A recursive AI training technique combining task decomposition and human oversight to safely scale capability.
Iterated amplification is an AI alignment technique designed to train increasingly capable systems while keeping their behavior aligned with human values. The core challenge it addresses is that as AI systems become more powerful, it becomes harder for humans to directly supervise and evaluate their outputs. Iterated amplification sidesteps this problem by breaking complex tasks into simpler sub-tasks that humans can reliably assess, then using those assessments to train a stronger model — which in turn becomes the baseline for the next round of amplification.
The process works iteratively: a human operator, assisted by a current version of the AI, decomposes a difficult problem into manageable pieces. Each piece is evaluated or solved using the existing model, and the combined result is used as a training signal for an improved version. Over successive rounds, the model's effective capability grows, but each individual training step remains grounded in human-verifiable judgments. This recursive bootstrapping allows the system to eventually handle tasks far beyond what a human could evaluate directly, while theoretically preserving alignment throughout.
Iterated amplification is closely related to debate and other scalable oversight proposals, all of which grapple with the same fundamental question: how do you supervise an AI that is smarter than you? The technique is often paired with distillation — where the amplified system's behavior is compressed back into a simpler model — forming a training loop that alternates between expanding capability and consolidating it.
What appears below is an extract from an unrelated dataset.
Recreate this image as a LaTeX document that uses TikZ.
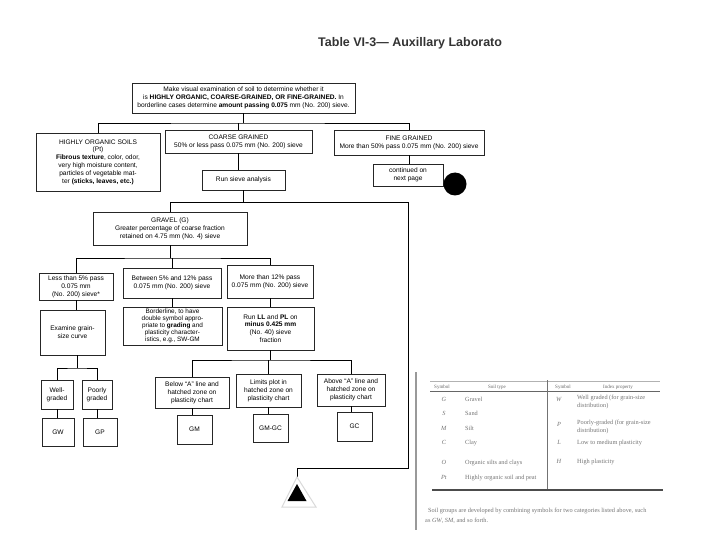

This pairing, sometimes called amplification-distillation, is central to how the approach scales in practice.
The significance of iterated amplification lies in its attempt to provide a principled, constructive path toward superintelligent AI that remains under meaningful human control. Rather than relying on post-hoc interpretability or hard-coded constraints, it embeds human judgment directly into the training process at every stage. While empirical validation at scale remains an open research challenge, iterated amplification has become a foundational concept in the AI safety literature and continues to influence how researchers think about aligning powerful future systems.